Rancho Melijo, or Milijo, was a Mexican land grant rancho, named after a local Kumeyaay village. It was later called Rancho La Punta for the location of the Arguello family ranch house, on a point of hills overlooking the south end of San Diego Bay, north of the Otay River and east of where the river entered the south bend of the bay. It was granted by Governor José Figueroa in 1833 to Santiago E. Argüello.

The rancho covered a square league of land extending 1 league north of the San Antonio Hills and one league east of the Pacific Ocean from the mouth of the Tijuana River, including its estuary and the plain east up the lower Tijuana Valley, amounting to 4,439 acres of land. The southern part of the land was adjacent to his father’s Rancho Ti Juan and Rancho San Antonio Abad It extended from the foot of the range of hills that the 1856 county map calls the San Antonio Hills just above the modern border of Mexico, to as far north as to include the south end of San Diego Bay where the Otay River entered the bay and the southern part of the hills on the north side of the Otay River.
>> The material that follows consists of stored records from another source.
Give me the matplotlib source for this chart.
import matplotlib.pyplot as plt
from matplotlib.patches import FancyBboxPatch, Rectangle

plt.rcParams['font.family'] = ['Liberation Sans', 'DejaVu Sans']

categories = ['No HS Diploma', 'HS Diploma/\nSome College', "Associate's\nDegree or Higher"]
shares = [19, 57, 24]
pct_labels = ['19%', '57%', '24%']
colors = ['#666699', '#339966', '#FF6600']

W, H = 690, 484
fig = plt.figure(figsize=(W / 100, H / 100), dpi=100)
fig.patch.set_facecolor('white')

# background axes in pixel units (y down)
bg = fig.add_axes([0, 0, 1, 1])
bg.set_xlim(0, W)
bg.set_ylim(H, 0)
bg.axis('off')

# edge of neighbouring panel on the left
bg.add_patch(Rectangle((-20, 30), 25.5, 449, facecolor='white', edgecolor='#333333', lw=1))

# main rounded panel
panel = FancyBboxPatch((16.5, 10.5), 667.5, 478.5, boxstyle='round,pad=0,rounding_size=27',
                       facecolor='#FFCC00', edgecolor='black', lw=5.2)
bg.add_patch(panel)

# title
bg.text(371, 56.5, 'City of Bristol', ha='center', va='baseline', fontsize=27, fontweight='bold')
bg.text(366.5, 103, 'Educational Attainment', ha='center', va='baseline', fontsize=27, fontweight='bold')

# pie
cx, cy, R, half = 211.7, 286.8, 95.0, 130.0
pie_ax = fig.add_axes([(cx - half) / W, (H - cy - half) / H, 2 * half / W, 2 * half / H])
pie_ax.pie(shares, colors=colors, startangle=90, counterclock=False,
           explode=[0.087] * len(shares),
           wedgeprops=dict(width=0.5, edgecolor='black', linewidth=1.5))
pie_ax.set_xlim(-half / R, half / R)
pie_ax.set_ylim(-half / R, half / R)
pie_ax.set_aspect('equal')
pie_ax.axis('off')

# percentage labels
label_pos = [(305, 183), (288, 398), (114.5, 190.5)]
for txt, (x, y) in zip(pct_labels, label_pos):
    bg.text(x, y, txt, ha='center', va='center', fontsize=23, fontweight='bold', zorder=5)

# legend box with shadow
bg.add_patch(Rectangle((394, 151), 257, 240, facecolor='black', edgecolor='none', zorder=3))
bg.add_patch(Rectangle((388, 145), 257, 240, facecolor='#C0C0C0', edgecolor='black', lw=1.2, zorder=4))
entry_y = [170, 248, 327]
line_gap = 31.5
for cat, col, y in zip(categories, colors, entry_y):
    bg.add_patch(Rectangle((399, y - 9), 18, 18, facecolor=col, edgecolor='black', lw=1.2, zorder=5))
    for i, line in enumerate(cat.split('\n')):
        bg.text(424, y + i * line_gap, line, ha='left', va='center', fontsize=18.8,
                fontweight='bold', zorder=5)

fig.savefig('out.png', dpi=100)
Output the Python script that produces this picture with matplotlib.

With the cession of California to the United States following the Mexican–American War, the 1848 Treaty of Guadalupe Hidalgo provided that the land grants would be honored. As required by the Land Act of 1851, a claim for Rancho Melijo was filed with the Public Land Commission in 1852.
The claim (91 SD) was rejected and failed in appeals to higher courts. The Argüello family retained some of the land, homesteading it in the vicinity of the ranch house north of the Otay River and by the bay.

The Rancho Melijo included all of modern Imperial Beach, part of southwestern Chula Vista and the Tijuana River Valley, Otay Mesa West, Nestor and Palm City, neighborhoods of southern San Diego. The ranch house fell into ruin in the 20th century and was razed to make way for Interstate 5.